Combat doesn't just mean brawling out in the open, of course. Towards the end of this adventure, the team offers up one of its best silent predator moments yet, involving a heady blend of gargoyles, underfloor grating, interesting patrol routes and vulnerable hostages. You'll pummel the pad until your tendons hurt, but you'll also get to lurk in the shadows and plan, and then swoop in and out of the hot zone leaving unconscious goons in your wake. You'll get to disappear in a puff of smoke and pop up somewhere unexpected - and then you'll get to hit somebody with a pipe.

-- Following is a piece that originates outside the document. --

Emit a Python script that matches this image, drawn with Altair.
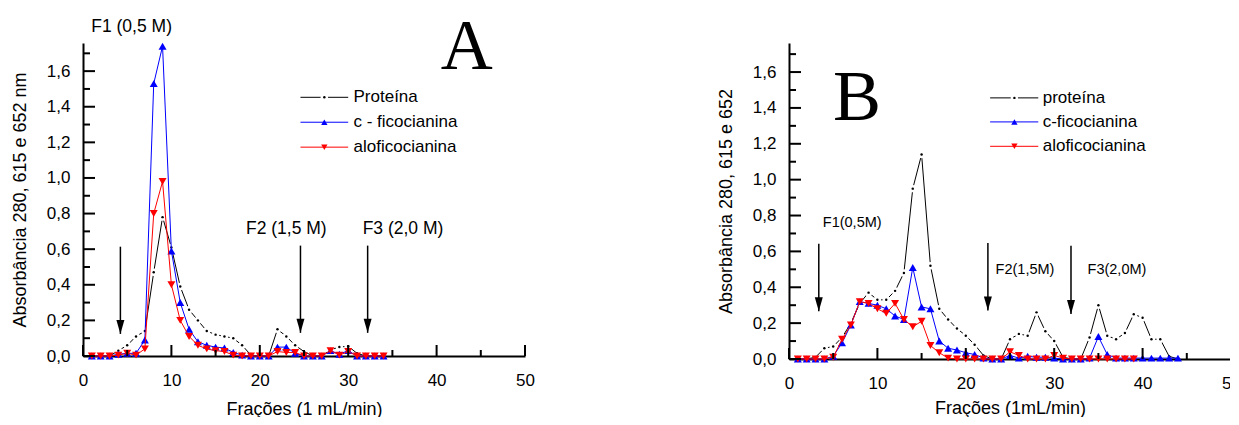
import altair as alt
import pandas as pd

FONT = "Liberation Sans"
SERIF = "Liberation Serif"

# ---------------- Panel A data ----------------
fr_a = list(range(1, 35))
prot_a = [0, 0, 0, 0.03, 0.06, 0.11, 0.14, 0.47, 0.78, 0.61,
          0.39, 0.26, 0.20, 0.14, 0.12, 0.11, 0.10, 0.06, 0.005, 0,
          0, 0.15, 0.11, 0.06, 0.025, 0, 0, 0.035, 0.05, 0.055,
          0.015, 0, 0, 0]
cfic_a = [0, 0, 0, 0.01, 0.015, 0.015, 0.09, 1.53, 1.74, 0.59,
          0.30, 0.15, 0.08, 0.06, 0.05, 0.045, 0.02, 0.005, 0, 0,
          0, 0.05, 0.05, 0.015, 0, 0, 0, 0.03, 0.01, 0.03,
          0, 0, 0, 0]
alof_a = [0, 0, 0, 0.005, 0.015, 0.005, 0.04, 0.80, 0.98, 0.40,
          0.20, 0.11, 0.06, 0.04, 0.03, 0.025, 0.005, 0, 0, 0,
          0, 0.025, 0.02, 0.02, 0, 0, 0, 0.03, 0.005, 0.025,
          0, 0, 0, 0]

# ---------------- Panel B data ----------------
fr_b = list(range(1, 45))
prot_b = [0, 0, 0.01, 0.06, 0.07, 0.12, 0.20, 0.31, 0.37, 0.33,
          0.33, 0.38, 0.48, 0.95, 1.14, 0.52, 0.28, 0.22, 0.17, 0.13,
          0.08, 0.02, 0, 0, 0.11, 0.14, 0.13, 0.26, 0.155, 0.10,
          0.01, 0, 0, 0.12, 0.30, 0.13, 0.11, 0.145, 0.25, 0.23,
          0.11, 0.11, 0.015, 0]
cfic_b = [0, 0, 0, 0, 0.015, 0.09, 0.19, 0.32, 0.31, 0.30,
          0.28, 0.24, 0.22, 0.51, 0.29, 0.28, 0.10, 0.06, 0.05, 0.035,
          0.025, 0.005, 0, 0, 0.02, 0.005, 0.015, 0.01, 0.01, 0.005,
          0, 0, 0, 0.005, 0.125, 0.025, 0.005, 0.005, 0.005, 0.005,
          0.005, 0.005, 0.005, 0.005]
fr_b_alof = list(range(1, 40))
alof_b = [0, 0, 0, 0, 0.01, 0.11, 0.19, 0.32, 0.31, 0.28,
          0.255, 0.31, 0.22, 0.18, 0.21, 0.075, 0.035, 0.005, 0, 0,
          0, 0, 0, 0, 0.04, 0.02, 0, 0, 0, 0.02,
          0.005, 0, 0, 0, 0, 0, 0, 0, 0]

# tick values
x_major = [0, 10, 20, 30, 40, 50]
x_minor = [5, 15, 25, 35, 45]
y_major = [0, 0.2, 0.4, 0.6, 0.8, 1.0, 1.2, 1.4, 1.6]
y_minor = [0.1, 0.3, 0.5, 0.7, 0.9, 1.1, 1.3, 1.5, 1.7]

# annotations (data coordinates)
ann_a = {
    "arrows": [(4.23, 0.614, 0.124), (24.6, 0.62, 0.13), (32.2, 0.62, 0.13)],
    "texts": [("F1 (0,5 M)", 5.5, 1.82), ("F2 (1,5 M)", 23.0, 0.684), ("F3 (2,0 M)", 36.2, 0.684)],
    "big": ("A", 43.4, 1.61),
    "legend_labels": ["Proteína", "c - ficocianina", "aloficocianina"],
    "legend_y": [1.453, 1.313, 1.173],
    "legend_x": (24.6, 27.3, 30.0, 30.6),
}
ann_b = {
    "arrows": [(3.37, 0.643, 0.266), (22.5, 0.647, 0.271), (31.9, 0.632, 0.251)],
    "texts": [("F1(0,5M)", 7.15, 0.736), ("F2(1,5M)", 26.7, 0.476), ("F3(2,0M)", 37.1, 0.476)],
    "big": ("B", 7.7, 1.33),
    "legend_labels": ["proteína", "c-ficocianina", "aloficocianina"],
    "legend_y": [1.456, 1.322, 1.186],
    "legend_x": (22.75, 25.5, 28.2, 28.7),
}

BLUE = "#0000ff"
RED = "#ff0000"
ARROW_PATH = "M-0.57,-2L0.57,-2L0,0Z"
LABEL_EXPR = "replace(format(datum.value, '.1f'), '.', ',')"


def panel(fr, prot, fr_c, cfic, fr_r, alof, ann, H, ymax, xtitle, ytitle, ann_size, xtitle_pad):
    xs = alt.Scale(domain=[0, 50], nice=False, zero=False)
    ys = alt.Scale(domain=[0, ymax], nice=False, zero=False)
    xaxis = alt.Axis(values=x_major, title=xtitle, grid=False, ticks=False, tickSize=0,
                     labelFlush=False, labelOverlap=False, labelPadding=16, titlePadding=xtitle_pad,
                     domainWidth=2, domainColor="black")
    yaxis = alt.Axis(values=y_major, title=ytitle, grid=False, ticks=False, tickSize=0,
                     labelFlush=False, labelOverlap=False, labelExpr=LABEL_EXPR,
                     labelPadding=13, titlePadding=17, domainWidth=2, domainColor="black")

    def X(f):
        return alt.X(f, type="quantitative", scale=xs, axis=xaxis, title=xtitle)

    def Y(f):
        return alt.Y(f, type="quantitative", scale=ys, axis=yaxis, title=ytitle)

    dp = pd.DataFrame({"x": fr, "v": prot})
    dc = pd.DataFrame({"x": fr_c, "v": cfic})
    dr = pd.DataFrame({"x": fr_r, "v": alof})

    prot_line = alt.Chart(dp).mark_line(color="black", strokeWidth=1).encode(
        x=X("x"), y=Y("v"))
    halo = alt.Chart(dp).transform_filter("datum.v >= 0.03").mark_point(
        filled=True, shape="circle", size=55, color="white", opacity=1).encode(x=X("x"), y=Y("v"))
    prot_pts = alt.Chart(dp).mark_point(filled=True, shape="circle", size=6, color="black",
                                        opacity=1).encode(x=X("x"), y=Y("v"))
    c_line = alt.Chart(dc).mark_line(color=BLUE, strokeWidth=1).encode(x=X("x"), y=Y("v"))
    c_pts = alt.Chart(dc).mark_point(filled=True, shape="triangle-up", size=64, color=BLUE,
                                     opacity=1).encode(x=X("x"), y=Y("v"))
    r_line = alt.Chart(dr).mark_line(color=RED, strokeWidth=1).encode(x=X("x"), y=Y("v"))
    r_pts = alt.Chart(dr).mark_point(filled=True, shape="triangle-down", size=64, color=RED,
                                     opacity=1).encode(x=X("x"), y=Y("v"))

    # arrows
    da = pd.DataFrame(ann["arrows"], columns=["x", "y1", "y2"])
    arrow_shaft = alt.Chart(da).mark_rule(color="black", strokeWidth=1.5).encode(
        x=X("x"), y=Y("y1"), y2="y2")
    arrow_head = alt.Chart(da).mark_point(filled=True, shape=ARROW_PATH, size=196,
                                          color="black", opacity=1).encode(x=X("x"), y=Y("y2"))

    dt = pd.DataFrame(ann["texts"], columns=["label", "x", "y"])
    texts = alt.Chart(dt).mark_text(font=FONT, fontSize=ann_size,
                                    color="black", align="center", baseline="alphabetic").encode(
        x=X("x"), y=Y("y"), text="label:N")

    big_lbl, bx, by = ann["big"]
    dbig = pd.DataFrame({"label": [big_lbl], "x": [bx], "y": [by]})
    big = alt.Chart(dbig).mark_text(font=SERIF, fontSize=72, color="black", align="center",
                                    baseline="alphabetic").encode(x=X("x"), y=Y("y"), text="label:N")

    # legend
    lx1, lxm, lx2, lxt = ann["legend_x"]
    legend_layers = []
    colors = ["black", BLUE, RED]
    for i, (lab, ly, col) in enumerate(zip(ann["legend_labels"], ann["legend_y"], colors)):
        d = pd.DataFrame({"x1": [lx1], "x2": [lx2], "xm": [lxm], "xt": [lxt], "y": [ly], "label": [lab]})
        base = alt.Chart(d)
        legend_layers.append(base.mark_rule(color=col, strokeWidth=1).encode(
            x=X("x1"), x2="x2", y=Y("y")))
        if i == 0:
            legend_layers.append(base.mark_point(filled=True, shape="circle", size=55, color="white",
                                                 opacity=1).encode(x=X("xm"), y=Y("y")))
            legend_layers.append(base.mark_point(filled=True, shape="circle", size=6, color="black",
                                                 opacity=1).encode(x=X("xm"), y=Y("y")))
        else:
            shape = "triangle-up" if i == 1 else "triangle-down"
            legend_layers.append(base.mark_point(filled=True, shape=shape, size=40, color=col,
                                                 opacity=1).encode(x=X("xm"), y=Y("y")))
        legend_layers.append(base.mark_text(font=FONT, fontSize=17, color="black", align="left",
                                            baseline="middle").encode(
            x=X("xt"), y=Y("y"), text="label:N"))

    # inward ticks
    dxM = pd.DataFrame({"t": x_major})
    dxm = pd.DataFrame({"t": x_minor})
    dyM = pd.DataFrame({"t": y_major})
    dym = pd.DataFrame({"t": y_minor})
    ticks = [
        alt.Chart(dxM).mark_rule(color="black", strokeWidth=2).encode(
            x=X("t"), y=alt.value(H), y2=alt.value(H - 11)),
        alt.Chart(dxm).mark_rule(color="black", strokeWidth=2).encode(
            x=X("t"), y=alt.value(H), y2=alt.value(H - 6)),
        alt.Chart(dyM).mark_rule(color="black", strokeWidth=2).encode(
            y=Y("t"), x=alt.value(0), x2=alt.value(12)),
        alt.Chart(dym).mark_rule(color="black", strokeWidth=2).encode(
            y=Y("t"), x=alt.value(0), x2=alt.value(7)),
    ]

    layers = [prot_line, halo, prot_pts, c_line, c_pts, r_line, r_pts,
              arrow_shaft, arrow_head, texts, big] + legend_layers + ticks
    return alt.layer(*layers).properties(width=442, height=H)


pA = panel(fr_a, prot_a, fr_a, cfic_a, fr_a, alof_a, ann_a, 313, 1.758,
           "Frações (1 mL/min)", "Absorbância 280, 615 e 652 nm", 17.5, 12)
pB = panel(fr_b, prot_b, fr_b, cfic_b, fr_b_alof, alof_b, ann_b, 316, 1.762,
           "Frações (1mL/min)", "Absorbância 280, 615 e 652", 14.5, 8)

chart = alt.hconcat(pA, pB, spacing=264, bounds="flush").properties(
    padding={"left": 3, "top": 3, "right": -11, "bottom": -1}
).configure_axis(
    labelFont=FONT, titleFont=FONT, labelFontSize=17, titleFontSize=18,
    labelColor="black", titleColor="black", titleFontWeight="normal", grid=False
).configure_view(stroke=None)

chart.save("out.html", embed_options={"renderer": "svg", "actions": False})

It's a short adventure but it covers a lot of ground, and it offers a sheer ferocity that the wider game doesn't often match. Meanwhile, although it limits you to a single location - and not, if you ask me, one of the city's best - it manages to rework the steel mill a little so that it doesn't feel like you're simply going back over old territory. Best of all, perhaps, is the dazzling new star of the show, and this time I don't mean Robin.
Arkham games are always about the man in black, but they're also about the voice in his ear - the mocking, rambling madness unspooling over radio waves and loudspeakers. Harley, with her gum-chewing valley girl voice, her sudden tantrums and her pathetic longing for one of funny books' greatest monsters, is every bit the equal to the Joker when it comes to providing a focal point for a narrative, and a weird reference she drops near the end of the game suggests she even knows her way around classic 1980s computer games, too. Dennis Caswell would be proud.
Harley Quinn's Revenge doesn't offer much that you won't have seen before, but it's unexpectedly tart and pleasantly grim. It's a chance to get back to the city, to rough up its thugs once more, and to leave with a few new bruises and a few extra memories. It's another slice of balletic super-violence, in other words. It's another wild ride.